With that out of the way, let's go over three common questions:
How Do I Know If I Have to Report?
If you sold any stocks, bonds, options or other investments in 2020, then you will need to report it on your tax return on Schedule D. TurboTax and other mainstream tax preparation software vendors will generally do this for you after asking you to input some data.
If you sold stocks at a profit, you will owe taxes on gains from your stocks. If you sold stocks at a loss, you might get to write off up to $3,000 of those losses. And if you earned dividends or interest, you will have to report those on your tax return as well.
However, if you bought securities but did not actually sell anything in 2020, you will not have to pay any "stock taxes."
Will My Broker Give Me a Form?
In a word: yes.
If you sold any investments, your broker will be providing you with a 1099-B. This is the form you'll use to fill in Schedule D on your tax return. The beauty of this is that it's generally plug-and-play. Everything you need can be ripped right off of the 1099-B and inputted into the tax return.
Furthermore, if you received dividends from stocks or interest from bonds, you should also receive a 1099-DIV or a 1099-INT. Often, you'll all of these forms in a single package from your broker, which is supposed to be sent to you no later than Jan. 31. (1099-Bs technically aren't due to recipients until Feb. 15.)
What Will I Owe in Taxes on My Stock Gains?
Here's where it gets tricky. The amount you owe in taxes on your stocks will depend on what tax bracket you're in. Short-term capital gains are taxed as ordinary income, just like your paycheck.
We don't need to go through every bracket here (you can see which bracket you're in here), but for most investors, the rate is tolerably low. For example, a married couple filing jointly with taxable income of $80,251 to $171,050 will be in the 22% bracket. So, if that's you, and you earned $1,000 in the stock market, you'll be paying $220 in capital gains taxes.
If you sold stock that you owned for at least a year, you'll benefit from the lower long-term capital gains tax rate. In 2020, a married couple filing jointly with taxable income of up to $80,000 pays nothing in long-term capital gains. Those with incomes from $80,000 to $496,600 pay 15%. And those with higher incomes pay 20%.
There's also a 3.8% surtax on net investment income, which applies to single taxpayers with modified adjusted gross incomes (MAGI) over $200,000 and joint filers with MAGI over $250,000. Net investment income includes, among other things, taxable interest, dividends, gains, passive rents, annuities and royalties.
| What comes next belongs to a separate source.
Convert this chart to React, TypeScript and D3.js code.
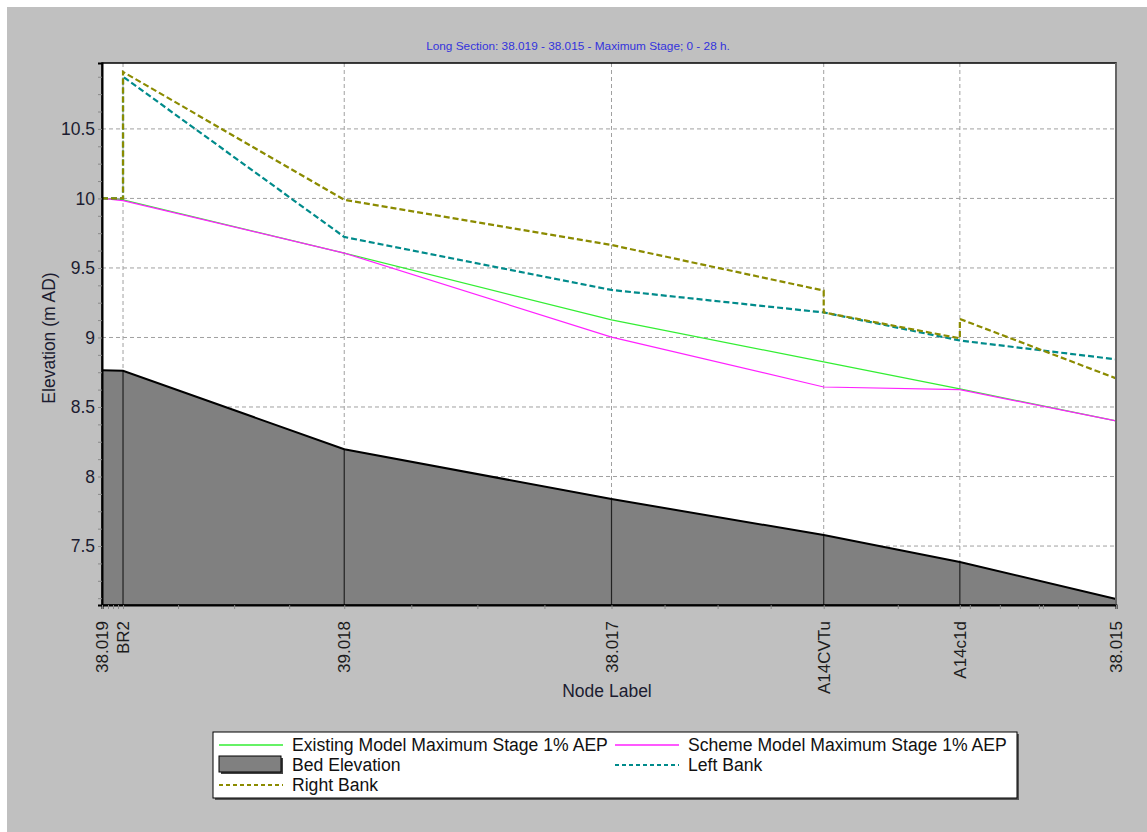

The important thing to remember here is that most tax software – even the cheap ones – will generally do these calculations for you. You don't have to remember any of this. You can just pull the numbers off the 1099-B, input them into your tax program, and voila, the program does the rest.
But perhaps it's even more important to remember that paying taxes on your investment income isn't the worst thing in the world. It means you made money. And while it might be painful to part with 20% or more of your earnings as taxes, just remind yourself that the remaining 80% or so is still profit that you didn't have before.
And remind yourself to set aside money for the tax man when you enjoy gains on your stocks in the years to come.